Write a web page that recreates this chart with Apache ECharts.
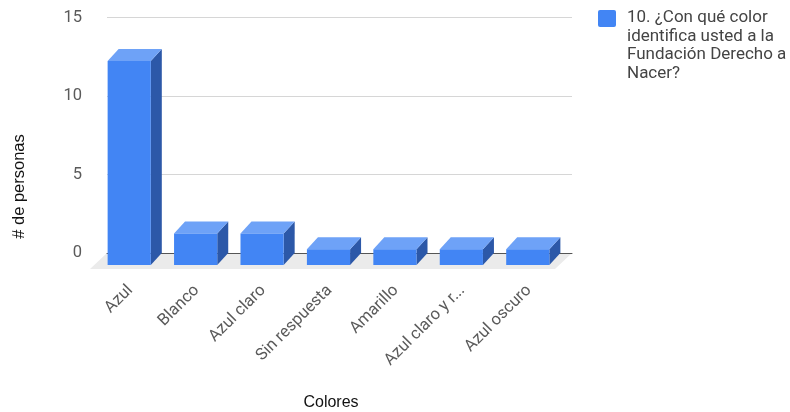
<!DOCTYPE html>
<html>
<head>
<meta charset="utf-8">
<script src="https://cdn.jsdelivr.net/npm/echarts@6/dist/echarts.min.js"></script>
<style>
  html, body { margin: 0; padding: 0; background: #fff; }
  #chart { width: 790px; height: 412px; }
</style>
</head>
<body>
<div id="chart"></div>
<script>
// Respuestas a la pregunta 10 de la encuesta
const categories = ['Azul', 'Blanco', 'Azul claro', 'Sin respuesta', 'Amarillo', 'Azul claro y r...', 'Azul oscuro'];
const personas = [13, 2, 2, 1, 1, 1, 1];
const yTicks = [0, 5, 10, 15];
const seriesName = '10. ¿Con qué color\nidentifica usted a la\nFundación Derecho a\nNacer?';

// Desplazamiento de la cara frontal respecto al plano del fondo (efecto 3D)
const DEPTH_X = -11;
const DEPTH_Y = 12;
const FLOOR_X = -17;
const FLOOR_Y = 16;

const FRONT = '#4285f4';
const TOP = '#6ea2f7';
const SIDE = '#2c58a8';

const chart = echarts.init(document.getElementById('chart'), null, { renderer: 'canvas' });

function renderBar(params, api) {
  const idx = api.value(0);
  const v = api.value(1);
  const top = api.coord([idx, v]);
  const base = api.coord([idx, 0]);
  const band = api.size([1, 0])[0];
  const w = band * 0.65;
  const x0 = top[0] - w / 2;
  const x1 = top[0] + w / 2;
  const ty = top[1];
  const by = base[1];
  return {
    type: 'group',
    children: [
      {
        type: 'polygon',
        shape: { points: [[x1 + DEPTH_X, ty + DEPTH_Y], [x1, ty], [x1, by], [x1 + DEPTH_X, by + DEPTH_Y]] },
        style: { fill: SIDE }
      },
      {
        type: 'polygon',
        shape: { points: [[x0 + DEPTH_X, ty + DEPTH_Y], [x0, ty], [x1, ty], [x1 + DEPTH_X, ty + DEPTH_Y]] },
        style: { fill: TOP }
      },
      {
        type: 'rect',
        shape: { x: x0 + DEPTH_X, y: ty + DEPTH_Y, width: w, height: by - ty },
        style: { fill: FRONT }
      }
    ]
  };
}

function renderFloor(params, api) {
  if (params.dataIndex !== 0) return null;
  const cs = params.coordSys;
  const y = cs.y + cs.height;
  return {
    type: 'polygon',
    shape: {
      points: [
        [cs.x, y],
        [cs.x + cs.width, y],
        [cs.x + cs.width + FLOOR_X, y + FLOOR_Y],
        [cs.x + FLOOR_X, y + FLOOR_Y]
      ]
    },
    style: { fill: '#ebebeb' }
  };
}

const option = {
  animation: false,
  textStyle: { fontFamily: 'Roboto, Arial, sans-serif' },
  grid: { left: 107, right: 218, top: 17.5, bottom: 159, containLabel: false },
  xAxis: {
    type: 'category',
    data: categories,
    z: 1,
    axisLine: { show: true, lineStyle: { color: '#555', width: 1 } },
    axisTick: { show: false },
    axisLabel: {
      rotate: 45,
      margin: 25,
      interval: 0,
      padding: [0, 14, 0, 0],
      color: '#5a5a5a',
      fontSize: 16.5,
      fontFamily: 'Roboto, Arial, sans-serif'
    },
    splitLine: { show: false }
  },
  yAxis: {
    type: 'value',
    min: yTicks[0],
    max: yTicks[yTicks.length - 1],
    interval: 5,
    axisLine: { show: false },
    axisTick: { show: false },
    axisLabel: {
      margin: 25,
      color: '#5a5a5a',
      fontSize: 16.5,
      fontFamily: 'Roboto, Arial, sans-serif'
    },
    splitLine: { lineStyle: { color: '#d6d6d6', width: 1 } }
  },
  graphic: [
    {
      type: 'text',
      rotation: Math.PI / 2,
      x: 19,
      y: 186.5,
      style: {
        text: '# de personas',
        font: '16.5px "Liberation Sans", Arial, sans-serif',
        fill: '#111',
        textAlign: 'center',
        textVerticalAlign: 'middle'
      }
    },
    {
      type: 'text',
      x: 331,
      y: 403,
      style: {
        text: 'Colores',
        font: '16px "Liberation Sans", Arial, sans-serif',
        fill: '#111',
        textAlign: 'center',
        textVerticalAlign: 'middle'
      }
    },
    // Leyenda de la serie
    {
      type: 'rect',
      shape: { x: 598, y: 10, width: 18, height: 17, r: 2 },
      style: { fill: FRONT }
    },
    {
      type: 'text',
      x: 627,
      y: 9,
      style: {
        text: seriesName,
        font: '17px Roboto, Arial, sans-serif',
        lineHeight: 18.4,
        fill: '#444',
        textAlign: 'left',
        textVerticalAlign: 'top'
      }
    }
  ],
  series: [
    {
      type: 'custom',
      name: '__floor',
      silent: true,
      z: 0,
      renderItem: renderFloor,
      data: [[0, 0]]
    },
    {
      type: 'custom',
      name: seriesName,
      z: 2,
      itemStyle: { color: FRONT },
      renderItem: renderBar,
      encode: { x: 0, y: 1 },
      data: categories.map((c, i) => [i, personas[i]])
    }
  ]
};

chart.setOption(option);
</script>
</body>
</html>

────────────────────────────────────────

What to produce> Copy each line exactly, and leave the pictures out of your copy.

Exercise output>
Write a web page that recreates this chart with Apache ECharts.
<!DOCTYPE html>
<html>
<head>
<meta charset="utf-8">
<script src="https://cdn.jsdelivr.net/npm/echarts@6/dist/echarts.min.js"></script>
<style>
  html, body { margin: 0; padding: 0; background: #fff; }
  #chart { width: 790px; height: 412px; }
</style>
</head>
<body>
<div id="chart"></div>
<script>
// Respuestas a la pregunta 10 de la encuesta
const categories = ['Azul', 'Blanco', 'Azul claro', 'Sin respuesta', 'Amarillo', 'Azul claro y r...', 'Azul oscuro'];
const personas = [13, 2, 2, 1, 1, 1, 1];
const yTicks = [0, 5, 10, 15];
const seriesName = '10. ¿Con qué color\nidentifica usted a la\nFundación Derecho a\nNacer?';

// Desplazamiento de la cara frontal respecto al plano del fondo (efecto 3D)
const DEPTH_X = -11;
const DEPTH_Y = 12;
const FLOOR_X = -17;
const FLOOR_Y = 16;

const FRONT = '#4285f4';
const TOP = '#6ea2f7';
const SIDE = '#2c58a8';

const chart = echarts.init(document.getElementById('chart'), null, { renderer: 'canvas' });

function renderBar(params, api) {
  const idx = api.value(0);
  const v = api.value(1);
  const top = api.coord([idx, v]);
  const base = api.coord([idx, 0]);
  const band = api.size([1, 0])[0];
  const w = band * 0.65;
  const x0 = top[0] - w / 2;
  const x1 = top[0] + w / 2;
  const ty = top[1];
  const by = base[1];
  return {
    type: 'group',
    children: [
      {
        type: 'polygon',
        shape: { points: [[x1 + DEPTH_X, ty + DEPTH_Y], [x1, ty], [x1, by], [x1 + DEPTH_X, by + DEPTH_Y]] },
        style: { fill: SIDE }
      },
      {
        type: 'polygon',
        shape: { points: [[x0 + DEPTH_X, ty + DEPTH_Y], [x0, ty], [x1, ty], [x1 + DEPTH_X, ty + DEPTH_Y]] },
        style: { fill: TOP }
      },
      {
        type: 'rect',
        shape: { x: x0 + DEPTH_X, y: ty + DEPTH_Y, width: w, height: by - ty },
        style: { fill: FRONT }
      }
    ]
  };
}

function renderFloor(params, api) {
  if (params.dataIndex !== 0) return null;
  const cs = params.coordSys;
  const y = cs.y + cs.height;
  return {
    type: 'polygon',
    shape: {
      points: [
        [cs.x, y],
        [cs.x + cs.width, y],
        [cs.x + cs.width + FLOOR_X, y + FLOOR_Y],
        [cs.x + FLOOR_X, y + FLOOR_Y]
      ]
    },
    style: { fill: '#ebebeb' }
  };
}

const option = {
  animation: false,
  textStyle: { fontFamily: 'Roboto, Arial, sans-serif' },
  grid: { left: 107, right: 218, top: 17.5, bottom: 159, containLabel: false },
  xAxis: {
    type: 'category',
    data: categories,
    z: 1,
    axisLine: { show: true, lineStyle: { color: '#555', width: 1 } },
    axisTick: { show: false },
    axisLabel: {
      rotate: 45,
      margin: 25,
      interval: 0,
      padding: [0, 14, 0, 0],
      color: '#5a5a5a',
      fontSize: 16.5,
      fontFamily: 'Roboto, Arial, sans-serif'
    },
    splitLine: { show: false }
  },
  yAxis: {
    type: 'value',
    min: yTicks[0],
    max: yTicks[yTicks.length - 1],
    interval: 5,
    axisLine: { show: false },
    axisTick: { show: false },
    axisLabel: {
      margin: 25,
      color: '#5a5a5a',
      fontSize: 16.5,
      fontFamily: 'Roboto, Arial, sans-serif'
    },
    splitLine: { lineStyle: { color: '#d6d6d6', width: 1 } }
  },
  graphic: [
    {
      type: 'text',
      rotation: Math.PI / 2,
      x: 19,
      y: 186.5,
      style: {
        text: '# de personas',
        font: '16.5px "Liberation Sans", Arial, sans-serif',
        fill: '#111',
        textAlign: 'center',
        textVerticalAlign: 'middle'
      }
    },
    {
      type: 'text',
      x: 331,
      y: 403,
      style: {
        text: 'Colores',
        font: '16px "Liberation Sans", Arial, sans-serif',
        fill: '#111',
        textAlign: 'center',
        textVerticalAlign: 'middle'
      }
    },
    // Leyenda de la serie
    {
      type: 'rect',
      shape: { x: 598, y: 10, width: 18, height: 17, r: 2 },
      style: { fill: FRONT }
    },
    {
      type: 'text',
      x: 627,
      y: 9,
      style: {
        text: seriesName,
        font: '17px Roboto, Arial, sans-serif',
        lineHeight: 18.4,
        fill: '#444',
        textAlign: 'left',
        textVerticalAlign: 'top'
      }
    }
  ],
  series: [
    {
      type: 'custom',
      name: '__floor',
      silent: true,
      z: 0,
      renderItem: renderFloor,
      data: [[0, 0]]
    },
    {
      type: 'custom',
      name: seriesName,
      z: 2,
      itemStyle: { color: FRONT },
      renderItem: renderBar,
      encode: { x: 0, y: 1 },
      data: categories.map((c, i) => [i, personas[i]])
    }
  ]
};

chart.setOption(option);
</script>
</body>
</html>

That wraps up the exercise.